DIRECTIVE:
Below are some records; work out how many of their lines contain "this" and give the number only.

>> Start DATA PROVIDED

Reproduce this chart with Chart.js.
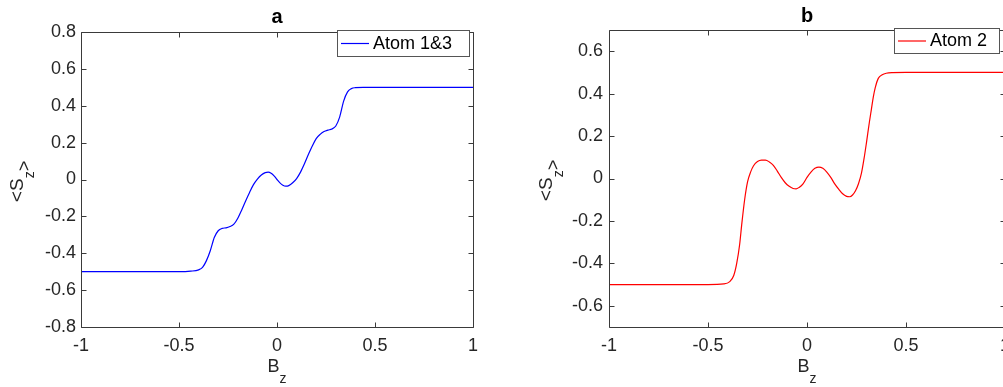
<!DOCTYPE html>
<html lang="en">
<head>
<meta charset="UTF-8">
<title>Sz vs Bz</title>
<script src="https://cdn.jsdelivr.net/npm/chart.js@4.4.1/dist/chart.umd.min.js"></script>
<style>
  body { margin: 0; width: 1003px; height: 387px; overflow: hidden; background: #fff; position: relative; }
  canvas { position: absolute; top: 0; }
</style>
</head>
<body>
<canvas id="chartA" width="500" height="387" style="left:0;width:500px;height:387px"></canvas>
<canvas id="chartB" width="520" height="387" style="left:500px;width:520px;height:387px"></canvas>
<script>
// tick labels
const X_TICKS = [-1, -0.5, 0, 0.5, 1];
const Y_TICKS_A = [-0.8, -0.6, -0.4, -0.2, 0, 0.2, 0.4, 0.6, 0.8];
const Y_TICKS_B = [-0.6, -0.4, -0.2, 0, 0.2, 0.4, 0.6];

// panel a : Atom 1&3
const BZ_A = [-1, -0.5, -0.44, -0.4, -0.38, -0.36, -0.34, -0.32, -0.3, -0.28, -0.26, -0.24, -0.22, -0.2, -0.18,
  -0.16, -0.14, -0.12, -0.1, -0.08, -0.06, -0.045, -0.03, -0.015, 0, 0.015, 0.03, 0.045, 0.06, 0.08,
  0.1, 0.12, 0.14, 0.16, 0.18, 0.2, 0.22, 0.24, 0.26, 0.28, 0.3, 0.32, 0.34, 0.36, 0.38, 0.4, 0.44, 0.5, 1];
const SZ_A = [-0.5, -0.5, -0.497, -0.49, -0.477, -0.44, -0.385, -0.315, -0.278, -0.265, -0.262, -0.255, -0.242, -0.21, -0.165,
  -0.116, -0.07, -0.028, 0.002, 0.024, 0.037, 0.04, 0.034, 0.02, 0, -0.018, -0.031, -0.036, -0.033, -0.018,
  0.005, 0.04, 0.085, 0.135, 0.182, 0.222, 0.245, 0.26, 0.268, 0.274, 0.29, 0.34, 0.425, 0.475, 0.493, 0.498, 0.5, 0.5, 0.5];

// panel b : Atom 2
const BZ_B = [-1, -0.5, -0.42, -0.39, -0.37, -0.355, -0.34, -0.33, -0.315, -0.3, -0.285, -0.27, -0.25, -0.23, -0.21,
  -0.19, -0.17, -0.15, -0.13, -0.11, -0.09, -0.07, -0.055, -0.04, -0.02, 0, 0.02, 0.04, 0.06, 0.08,
  0.1, 0.12, 0.14, 0.16, 0.18, 0.2, 0.215, 0.23, 0.245, 0.26, 0.275, 0.29, 0.3, 0.315, 0.325,
  0.335, 0.345, 0.36, 0.38, 0.4, 0.43, 0.5, 1];
const SZ_B = [-0.5, -0.5, -0.497, -0.486, -0.457, -0.4, -0.31, -0.22, -0.1, -0.015, 0.03, 0.06, 0.08, 0.087, 0.087,
  0.078, 0.062, 0.035, 0.005, -0.02, -0.037, -0.047, -0.049, -0.042, -0.025, 0.005, 0.03, 0.048, 0.054, 0.048,
  0.03, 0.005, -0.025, -0.05, -0.072, -0.084, -0.086, -0.078, -0.058, -0.025, 0.025, 0.105, 0.167, 0.265, 0.325,
  0.385, 0.43, 0.472, 0.489, 0.496, 0.499, 0.5, 0.5];

const FONT = '"Liberation Sans", Arial, Helvetica, sans-serif';
const AXIS_COLOR = '#3a3a3a';
const TEXT_COLOR = '#262626';

// draws main text followed by a lowered small part, e.g. B_z
function drawSubText(ctx, parts, x, y, align) {
  let total = 0;
  parts.forEach(p => { ctx.font = p.font; p.w = ctx.measureText(p.t).width; total += p.w; });
  let cx = align === 'center' ? x - total / 2 : x;
  parts.forEach(p => {
    ctx.font = p.font;
    ctx.textAlign = 'left';
    ctx.textBaseline = 'alphabetic';
    ctx.fillText(p.t, cx, y + (p.dy || 0));
    cx += p.w;
  });
}

const decor = {
  id: 'decor',
  afterDatasetsDraw(chart, args, o) {
    const { ctx, chartArea: a, scales: { x, y } } = chart;
    ctx.save();
    // box + inward ticks
    ctx.strokeStyle = AXIS_COLOR;
    ctx.lineWidth = 1;
    const l = Math.round(a.left) + 0.5, r = Math.round(a.right) + 0.5;
    const t = Math.round(a.top) + 0.5, b = Math.round(a.bottom) + 0.5;
    ctx.beginPath();
    ctx.rect(l, t, r - l, b - t);
    x.ticks.forEach(tk => {
      const p = Math.round(x.getPixelForValue(tk.value)) + 0.5;
      ctx.moveTo(p, b); ctx.lineTo(p, b - 5);
      ctx.moveTo(p, t); ctx.lineTo(p, t + 5);
    });
    y.ticks.forEach(tk => {
      const p = Math.round(y.getPixelForValue(tk.value)) + 0.5;
      ctx.moveTo(l, p); ctx.lineTo(l + 5, p);
      ctx.moveTo(r, p); ctx.lineTo(r - 5, p);
    });
    ctx.stroke();

    const cx = (a.left + a.right) / 2, cy = (a.top + a.bottom) / 2;
    ctx.fillStyle = '#000';
    // title
    ctx.font = 'bold 20px ' + FONT;
    ctx.textAlign = 'center';
    ctx.textBaseline = 'alphabetic';
    ctx.fillText(o.title, cx, o.titleY);

    // x axis title
    ctx.fillStyle = TEXT_COLOR;
    drawSubText(ctx, [
      { t: 'B', font: '18px ' + FONT },
      { t: 'z', font: '14px ' + FONT, dy: 11 }
    ], cx, 372, 'center');

    // y axis title, rotated
    ctx.save();
    ctx.translate(o.yTitleX, cy + 2);
    ctx.rotate(-Math.PI / 2);
    drawSubText(ctx, [
      { t: '<S', font: '19px ' + FONT },
      { t: 'z', font: '14px ' + FONT, dy: 11 },
      { t: '>', font: '18px ' + FONT, dy: 7 }
    ], 0, 0, 'center');
    ctx.restore();

    // legend box
    const L = o.legend, ds = chart.data.datasets[0];
    ctx.fillStyle = '#fff';
    ctx.fillRect(L.x, L.y, L.w, L.h);
    ctx.strokeStyle = '#555';
    ctx.strokeRect(L.x + 0.5, L.y + 0.5, L.w, L.h);
    ctx.strokeStyle = ds.borderColor;
    ctx.lineWidth = 1.2;
    ctx.beginPath();
    ctx.moveTo(L.x + 4, L.y + L.h / 2 + 0.5);
    ctx.lineTo(L.x + 32, L.y + L.h / 2 + 0.5);
    ctx.stroke();
    ctx.fillStyle = '#000';
    ctx.font = '18px ' + FONT;
    ctx.textAlign = 'left';
    ctx.textBaseline = 'middle';
    ctx.fillText(ds.label, L.x + 36, L.y + L.h / 2 + 1);
    ctx.restore();
  }
};

function makeChart(id, xs, ys, yTicks, yMin, yMax, color, label, box, deco) {
  const points = xs.map((v, i) => ({ x: v, y: ys[i] }));
  return new Chart(document.getElementById(id), {
    type: 'line',
    data: {
      datasets: [{
        label: label,
        data: points,
        borderColor: color,
        borderWidth: 1.2,
        pointRadius: 0,
        cubicInterpolationMode: 'monotone',
        fill: false
      }]
    },
    options: {
      responsive: false,
      animation: false,
      layout: { padding: { top: box.top, right: box.right, left: 0, bottom: 0 } },
      plugins: { legend: { display: false }, title: { display: false }, tooltip: { enabled: false }, decor: deco },
      scales: {
        x: {
          type: 'linear', min: -1, max: 1,
          afterBuildTicks: s => { s.ticks = X_TICKS.map(v => ({ value: v })); },
          afterFit: s => { s.height = box.bottom; },
          grid: { display: false, drawTicks: false },
          border: { display: false },
          ticks: { color: TEXT_COLOR, font: { family: FONT, size: 18 }, padding: 8, maxRotation: 0,
            callback: v => String(v) }
        },
        y: {
          type: 'linear', min: yMin, max: yMax,
          afterBuildTicks: s => { s.ticks = yTicks.map(v => ({ value: v })); },
          afterFit: s => { s.width = box.left; },
          grid: { display: false, drawTicks: false },
          border: { display: false },
          ticks: { color: TEXT_COLOR, font: { family: FONT, size: 18 }, padding: box.labelPad,
            callback: v => String(v) }
        }
      }
    },
    plugins: [decor]
  });
}

makeChart('chartA', BZ_A, SZ_A, Y_TICKS_A, -0.8, 0.8, '#0000ff', 'Atom 1&3',
  { left: 81, top: 32, right: 27, bottom: 60, labelPad: 5 },
  { title: 'a', titleY: 23, yTitleX: 23, legend: { x: 337, y: 30, w: 132, h: 26 } });

makeChart('chartB', BZ_B, SZ_B, Y_TICKS_B, -0.7, 0.7, '#ff0000', 'Atom 2',
  { left: 109, top: 30, right: 15, bottom: 60, labelPad: 6 },
  { title: 'b', titleY: 22, yTitleX: 52, legend: { x: 394, y: 28, w: 105, h: 25 } });
</script>
</body>
</html>
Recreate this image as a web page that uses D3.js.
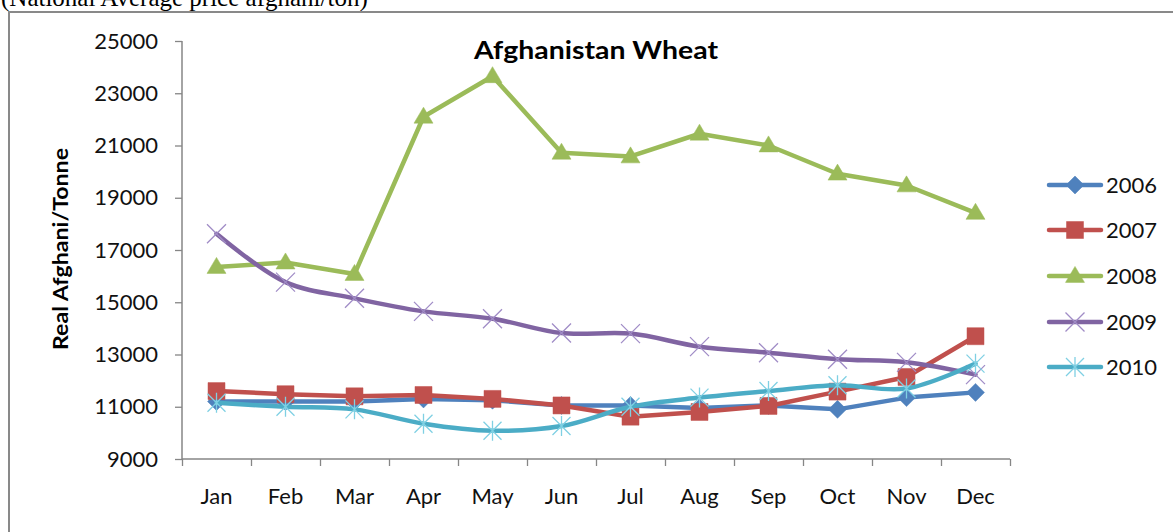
<!DOCTYPE html>
<html><head><meta charset="utf-8">
<script src="https://cdn.jsdelivr.net/npm/d3@7"></script>
<style>
html,body{margin:0;padding:0;background:#fff;}
svg{display:block;}
</style></head>
<body>
<svg id="chart" width="1173" height="532"></svg>
<script>
const months = ["Jan","Feb","Mar","Apr","May","Jun","Jul","Aug","Sep","Oct","Nov","Dec"];
const yTicks = [9000,11000,13000,15000,17000,19000,21000,23000,25000];
const seriesNames = ["2006","2007","2008","2009","2010"];
const v2006 = [11200,11200,11200,11300,11250,11050,11050,10950,11050,10900,11350,11550];
const v2007 = [11600,11480,11400,11450,11300,11050,10620,10800,11030,11580,12140,13700];
const v2008 = [16350,16520,16080,22100,23650,20720,20580,21450,21000,19920,19470,18420];
const v2009 = [17620,15770,15150,14650,14370,13820,13800,13300,13070,12820,12700,12230];
const v2010 = [11150,11000,10900,10350,10080,10260,11000,11350,11600,11820,11700,12650];
const title = "Afghanistan Wheat";
const yLabel = "Real Afghani/Tonne";
const caption = "(National Average price afghani/ton)";

const colors = ["#4F81BD","#C0504D","#9BBB59","#8064A2","#4BACC6"];
const markerColors = ["#4F81BD","#C0504D","#9BBB59","#A08CC6","#7FD0E3"];
const markerTypes = ["diamond","square","triangle","x","star"];
const allValues = [v2006,v2007,v2008,v2009,v2010];
const smooth = [false,false,false,true,true];

const svg = d3.select("#chart");
const font = "Lato, 'Open Sans', sans-serif";
const axisColor = "#868686";

// outer border and caption
svg.append("text").attr("x",1).attr("y",6)
  .attr("font-family","'Liberation Serif','Times New Roman',serif")
  .attr("font-size",25).attr("fill","#000").text(caption);
svg.append("path").attr("d","M9,532 V12 H1173").attr("fill","none")
  .attr("stroke","#898989").attr("stroke-width",2);

const x = d3.scaleBand().domain(months).range([182,1010]).padding(0);
const xEdge = d3.scaleLinear().domain([0,12]).range([182,1010]);
const y = d3.scaleLinear().domain([9000,25000]).range([459,41]);
const cx = m => x(m) + x.bandwidth()/2;

// y axis
const yAxis = svg.append("g").attr("transform","translate(182,0)")
  .call(d3.axisLeft(y).tickValues(yTicks).tickSize(7).tickPadding(17).tickFormat(d3.format("d")));
yAxis.select(".domain").attr("stroke",axisColor).attr("stroke-width",1.5).attr("d","M0,41V459");
yAxis.selectAll(".tick line").attr("stroke",axisColor).attr("stroke-width",1.3);
yAxis.selectAll("text").attr("font-family",font).attr("font-size",22).attr("fill","#111");

// x axis ticks at category boundaries
const xTicks = svg.append("g").attr("transform","translate(0,459)")
  .call(d3.axisBottom(xEdge).tickValues(d3.range(0,13)).tickSize(7).tickFormat(""));
xTicks.select(".domain").attr("stroke",axisColor).attr("stroke-width",1.5).attr("d","M182,0H1010");
xTicks.selectAll(".tick line").attr("stroke",axisColor).attr("stroke-width",1.3);
// x labels
const xLab = svg.append("g").attr("transform","translate(0,459)")
  .call(d3.axisBottom(x).tickSize(0).tickPadding(29));
xLab.select(".domain").remove();
xLab.selectAll("text").attr("font-family",font).attr("font-size",22).attr("fill","#111");

// titles
svg.append("text").attr("x",596).attr("y",59).attr("text-anchor","middle")
  .attr("font-family",font).attr("font-weight","bold").attr("font-size",24).attr("fill","#000")
  .attr("textLength",244).attr("lengthAdjust","spacingAndGlyphs")
  .text(title);
svg.append("text").attr("transform","translate(68,249) rotate(-90)").attr("text-anchor","middle")
  .attr("font-family",font).attr("font-weight","bold").attr("font-size",21).attr("fill","#000")
  .attr("textLength",202).attr("lengthAdjust","spacingAndGlyphs")
  .text(yLabel);

function markerPath(type, px, py){
  const p = d3.path();
  if(type==="diamond"){ const r=9; p.moveTo(px,py-r); p.lineTo(px+r,py); p.lineTo(px,py+r); p.lineTo(px-r,py); p.closePath(); }
  else if(type==="square"){ const r=8.5; p.rect(px-r,py-r,2*r,2*r); }
  else if(type==="triangle"){ const w=9.5,h=16; p.moveTo(px,py-h*0.6); p.lineTo(px+w,py+h*0.4); p.lineTo(px-w,py+h*0.4); p.closePath(); }
  else if(type==="x"){ const r=9.5; p.moveTo(px-r,py-r); p.lineTo(px+r,py+r); p.moveTo(px+r,py-r); p.lineTo(px-r,py+r); }
  else if(type==="star"){ const r=9; p.moveTo(px-r,py-r); p.lineTo(px+r,py+r); p.moveTo(px+r,py-r); p.lineTo(px-r,py+r); p.moveTo(px,py-r-1); p.lineTo(px,py+r+1); }
  return p.toString();
}
function drawMarker(g, type, color, px, py){
  const filled = (type==="diamond"||type==="square"||type==="triangle");
  g.append("path").attr("d",markerPath(type,px,py))
    .attr("fill", filled?color:"none")
    .attr("stroke", color).attr("stroke-width", filled?0.5:1.3);
}

allValues.forEach((vals,i)=>{
  const g = svg.append("g");
  const data = months.map((m,j)=>({m, v: vals[j]}));
  const line = d3.line().x(d=>cx(d.m)).y(d=>y(d.v))
    .curve(smooth[i]? d3.curveCatmullRom.alpha(0.5) : d3.curveLinear);
  g.append("path").datum(data).attr("d",line).attr("fill","none")
    .attr("stroke",colors[i]).attr("stroke-width",4.5)
    .attr("stroke-linejoin","round").attr("stroke-linecap","round");
  data.forEach(d=>drawMarker(g, markerTypes[i], markerColors[i], cx(d.m), y(d.v)));
});

// legend
const legY = [185,230,276,322,367];
seriesNames.forEach((name,i)=>{
  const g = svg.append("g");
  g.append("line").attr("x1",1049).attr("x2",1101).attr("y1",legY[i]).attr("y2",legY[i])
    .attr("stroke",colors[i]).attr("stroke-width",4.5).attr("stroke-linecap","round");
  drawMarker(g, markerTypes[i], markerColors[i], 1075, legY[i]);
  g.append("text").attr("x",1106).attr("y",legY[i]+8).attr("font-family",font)
    .attr("font-size",22).attr("fill","#111").text(name);
});
</script>
</body></html>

>> End DATA PROVIDED

REPLY:
2